八月长安:时光和你不老

        如果把时间换算成具体的量度,那么,“七年”是什么概念呢?大概就是刚刚步入成人世界的我1/3的人生岁月,亦或是青春期兵荒马乱焦虑极端的时光的开始到终结,又或者只配称作我喜欢八月长安的那些年。

        第一次撞见这个“八月长安”这个名字,是在初一,一个平凡到不值得被记住的星期五。天高人浮躁。后排男生的桌面早已一扫而光,右手书包,左手篮球,蓄势待发。几乎所有人都按捺不住想回家的心情。当然,我们组在这场即将爆发的狂欢中显得冷静异常,原因很简单,这周五轮到我们例行大扫除。

        我几乎是在嚎叫中度过的那场大扫除的,因为校领导抽查的缘故,我们以平生从未有过的干练劲儿,将教室里里外外打扫得干干净净。就在我喋喋不休,叫苦连天时,我看见了她,我们班上那个好看的学霸姑娘,她在写字,从西边直闯进教室的和煦的阳光打在她擦了一半的黑板上,我瞧见了她写的字——八月长安,本着对成绩优异的漂亮姑娘的本身的偏爱,我记住了那个名字,那个被阳光镶上金边的名字。

        一记好多年。

        人们总说:“上帝是公平的”。但是,不然。那个叫做“八月长安”的姑娘或许是上帝不小心落在人间的礼物,她五官线条柔和,眼神亲切,声音软软的,像午后咀嚼的棉花糖,又或是江南小镇里温吞的湖水,她是北大光华逻辑缜密的优等生,智商情商两全,是书本上心思细腻的写作者,道尽每一段青春时光,她更是许许多多“熊粉”心尖的朱砂痣,她在,于是,少年不老。

        我喜欢她,始于颜值,终于才华,庸俗至极。

        她说:“没钱只能做废物,做不了自由自在的废物,我想做的也不过是个废物。”,她又说:“喜怒形于色是需要资本的。”于是,我在成长的道路上拼命向前奔跑,爬过小丘,也翻过山峰,要功名,要利禄,要成绩,要赞美,我似乎不断在奢求更多更高的东西,但是我知道,我不过是想完成一个很小很幼稚的梦想,我想做个自由自在的废物。我想赶在生命还有精力欢呼雀跃的时刻,有足够的金钱和能力去完成最简单的事——摊在沙发上发呆,或是开着车漫无目的地驶向风景的尽头。这世间一切自由自在的蠢事,都需要强大的人生背景做后盾。

        她总是那样一针见血,却又温柔可感,这边给青春的莽莽撞撞一个安慰的拥抱,转身又递给少年的愤愤不平一个坚持的理由。

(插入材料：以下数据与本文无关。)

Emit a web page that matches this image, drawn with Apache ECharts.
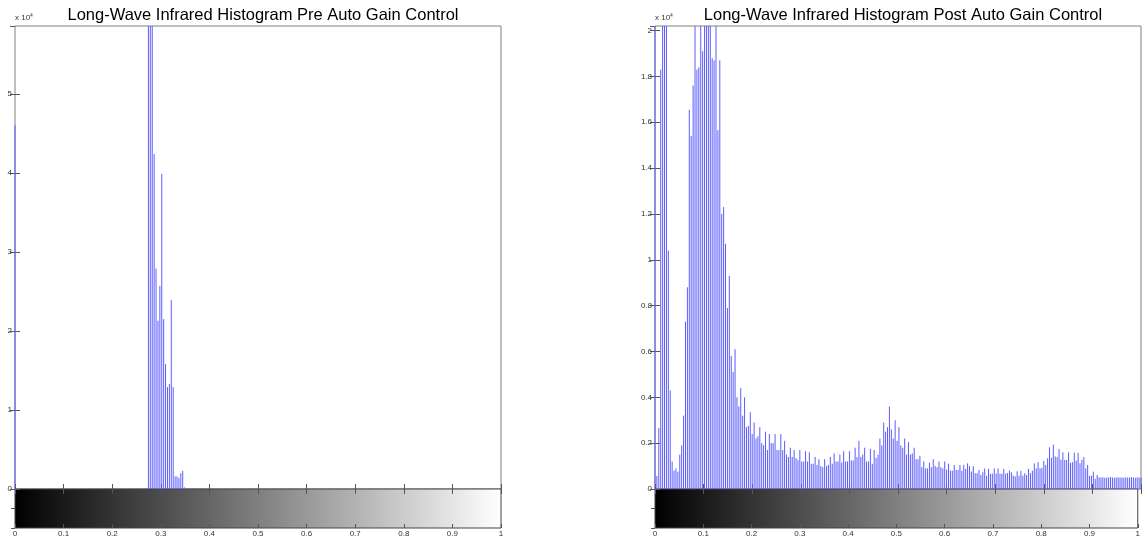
<!DOCTYPE html>
<html>
<head>
<meta charset="utf-8">
<script src="https://cdn.jsdelivr.net/npm/echarts@6/dist/echarts.min.js"></script>
<style>
html, body { margin: 0; padding: 0; background: #fff; }
#chart { width: 1143px; height: 539px; }
</style>
</head>
<body>
<div id="chart"></div>
<script>
// imhist style output, 256 bins over [0, 1]
const titles = [
  'Long-Wave Infrared Histogram Pre Auto Gain Control',
  'Long-Wave Infrared Histogram Post Auto Gain Control'
];
const xTicks = [0, 0.1, 0.2, 0.3, 0.4, 0.5, 0.6, 0.7, 0.8, 0.9, 1];

// pre AGC: only a few bins are populated (bin index, count)
const preBins = [0, 70, 71, 72, 73, 74, 75, 76, 77, 78, 79, 80, 81, 82, 83, 84, 85, 86, 87, 88, 89];
const preCounts = [46000, 90000, 90000, 90000, 42400, 27900, 21300, 25700, 39900, 21500,
  15800, 12900, 13300, 23900, 12900, 1600, 1600, 1400, 2000, 2300, 200];

// post AGC: all 256 bins
const postCounts = [
  25000, 570, 2660, 18300, 25000, 25000, 25000, 10400, 4300, 1200, 800, 900, 750, 1500, 1900, 3200,
  7300, 8800, 16550, 15400, 17600, 25000, 18300, 18400, 25000, 19100, 25000, 25000, 25000, 25000, 18800, 18700,
  25000, 15650, 18700, 12000, 12300, 10700, 7900, 9300, 5800, 5100, 6100, 4000, 3600, 4400, 3200, 4000,
  2700, 2750, 3350, 2400, 2900, 2200, 2300, 2700, 2000, 1900, 2500, 1700, 2400, 2000, 2000, 2400,
  1700, 1700, 2400, 1700, 2100, 1500, 1400, 1800, 1400, 1700, 1350, 1260, 1700, 1200, 1200, 1650,
  1200, 1600, 1100, 1100, 1400, 1050, 1300, 1000, 950, 1300, 1000, 1050, 1400, 1100, 1550, 1200,
  1200, 1500, 1150, 1650, 1200, 1200, 1650, 1250, 1250, 1800, 1400, 2100, 1400, 1500, 1800, 1200,
  1200, 1750, 1100, 1700, 1350, 1500, 2200, 1900, 2900, 2500, 2700, 3600, 2600, 2200, 3000, 2100,
  2700, 1900, 1800, 2200, 1500, 2050, 1500, 1550, 1800, 1300, 1300, 1450, 950, 1200, 900, 900,
  1150, 950, 1300, 1000, 950, 1200, 950, 900, 1200, 850, 1100, 800, 800, 1050, 830, 830,
  1050, 800, 1050, 880, 1120, 1000, 760, 1000, 690, 690, 830, 610, 730, 900, 580, 880,
  660, 670, 900, 670, 900, 660, 670, 880, 670, 700, 800, 730, 580, 550, 770, 580,
  790, 580, 690, 610, 880, 690, 800, 1120, 900, 1170, 900, 920, 1230, 1040, 1340, 1820,
  1360, 1930, 1420, 1390, 1740, 1280, 1600, 1270, 1270, 1600, 1140, 1170, 1590, 1240, 1580, 1120,
  1270, 1390, 900, 1050, 580, 580, 760, 440, 610, 510, 500, 510, 490, 500, 500, 520,
  500, 490, 500, 510, 500, 500, 490, 510, 500, 500, 520, 500, 490, 510, 500, 500
];

const preYMax = 58600, preYStep = 10000;
const postYMax = 20200, postYStep = 2000;

const FONT = '"Liberation Sans", Arial, sans-serif';
const labelColor = '#333';
const tickColor = '#555';
const stemColor = '#5c5cff';

const grayRamp = new echarts.graphic.LinearGradient(0, 0, 1, 0, [
  { offset: 0, color: '#000' },
  { offset: 1, color: '#fff' }
]);

function histX(gridIndex, position) {
  return {
    gridIndex, type: 'value', position, min: xTicks[0], max: xTicks[xTicks.length - 1], interval: 0.1,
    axisLine: { show: false },
    axisTick: { inside: true, length: 5, lineStyle: { color: tickColor } },
    axisLabel: { show: false },
    splitLine: { show: false }
  };
}
function barX(gridIndex) {
  return {
    gridIndex, type: 'value', position: 'bottom', min: 0, max: 1, interval: 0.1,
    axisLine: { show: false },
    axisTick: { inside: true, length: 4, lineStyle: { color: tickColor } },
    axisLabel: { fontSize: 8, color: labelColor, fontFamily: FONT, margin: 2 },
    splitLine: { show: false }
  };
}
function histY(gridIndex, max, step, withLabels) {
  const ax = {
    gridIndex, type: 'value', min: 0, max, interval: step,
    position: withLabels ? 'left' : 'right',
    axisLine: { show: false },
    axisTick: { inside: true, length: 5, lineStyle: { color: tickColor } },
    axisLabel: { show: false },
    splitLine: { show: false }
  };
  if (withLabels) {
    ax.axisLabel = {
      show: true, fontSize: 8, color: labelColor, fontFamily: FONT, margin: 3,
      showMaxLabel: false,
      formatter: v => String(+(v / 10000).toFixed(2))
    };
    ax.name = 'x 10{s|4}';
    ax.nameLocation = 'end';
    ax.nameGap = 4;
    ax.nameTextStyle = {
      fontSize: 8, color: labelColor, fontFamily: FONT, align: 'left', lineHeight: 9,
      rich: { s: { fontSize: 5, verticalAlign: 'top', color: labelColor } }
    };
  }
  return ax;
}
function barY(gridIndex) {
  return {
    gridIndex, type: 'value', min: 0, max: 1, interval: 0.5, position: 'right',
    axisLine: { show: false },
    axisTick: { inside: true, length: 4, lineStyle: { color: tickColor } },
    axisLabel: { show: false },
    splitLine: { show: false }
  };
}

// matlab stem: one vertical line per bin, from 0 up to the count (cut at the axes top)
function renderStem(params, api) {
  const x = api.value(0);
  const p0 = api.coord([x, 0]);
  const p1 = api.coord([x, api.value(1)]);
  const top = params.coordSys.y;
  return {
    type: 'line',
    shape: { x1: p0[0], y1: p0[1], x2: p1[0], y2: Math.max(p1[1], top) },
    style: { stroke: stemColor, lineWidth: 1 }
  };
}

const histGrid = { top: 26, width: 486, height: 463, show: true, borderColor: '#808080', borderWidth: 1, backgroundColor: '#fff' };
const rampGrid = { top: 489, width: 486, height: 39, show: true, borderColor: '#444', borderWidth: 1, backgroundColor: grayRamp };

const option = {
  animation: false,
  backgroundColor: '#fff',
  title: [
    { text: titles[0], left: 258, top: 2, textAlign: 'center',
      textStyle: { fontSize: 16.5, fontWeight: 'normal', color: '#000', fontFamily: FONT } },
    { text: titles[1], left: 898, top: 2, textAlign: 'center',
      textStyle: { fontSize: 16.5, fontWeight: 'normal', color: '#000', fontFamily: FONT } }
  ],
  grid: [
    Object.assign({ left: 15 }, histGrid),
    Object.assign({ left: 15 }, rampGrid),
    Object.assign({ left: 655 }, histGrid),
    Object.assign({ left: 655 }, rampGrid)
  ],
  xAxis: [
    histX(0, 'bottom'), histX(0, 'top'), barX(1),
    histX(2, 'bottom'), histX(2, 'top'), barX(3)
  ],
  yAxis: [
    histY(0, preYMax, preYStep, true), histY(0, preYMax, preYStep, false), barY(1),
    histY(2, postYMax, postYStep, true), histY(2, postYMax, postYStep, false), barY(3)
  ],
  series: [
    {
      type: 'custom', xAxisIndex: 0, yAxisIndex: 0, clip: false, silent: true, z: 5,
      renderItem: renderStem,
      data: preBins.map((b, i) => [b / 255, preCounts[i]])
    },
    {
      type: 'custom', xAxisIndex: 3, yAxisIndex: 3, clip: false, silent: true, z: 5,
      renderItem: renderStem,
      data: postCounts.map((c, i) => [i / 255, c])
    }
  ]
};

const myChart = echarts.init(document.getElementById('chart'));
myChart.setOption(option);
</script>
</body>
</html>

她总善良地希望记忆中所有的我们都永远得天独厚,应有尽有,也好过被世界磨平棱角,失了昨日光芒。她让我在高中的每个好似要窒息的阴郁时刻,都心怀再撑一秒的勇气,她说“不是所有坚持都有结果,但是总有一些坚持,能从一寸冰封的土地里,培育出十万朵怒放的蔷薇。”她说:“上帝从来不公平,但凡人拥有偏执的权利。”所以,看吧,我挺过了高三,走出了象牙塔,我终于可以将书桌上寥寥草草写不完的试卷抛在脑后,终于可以光明正大地回忆少年棱角分明的侧脸,终于可以把操场上汗水与青草香混杂的气味留在昨天。

        我庆幸我遇见她,在那么久以前的岁月里。那时,《最好的我们》还没有替刘昊然圈粉,万事胜意只有我们知道,洛枳和她的倔强只是我们年少时光里可望不可即的梦想。

        如今,她还是“二熊”,是“大小姐”,她被更多的人关注和喜欢。但是我仍旧想“臭屁”地告诉全世界:我喜欢她,比你们多了这么多年。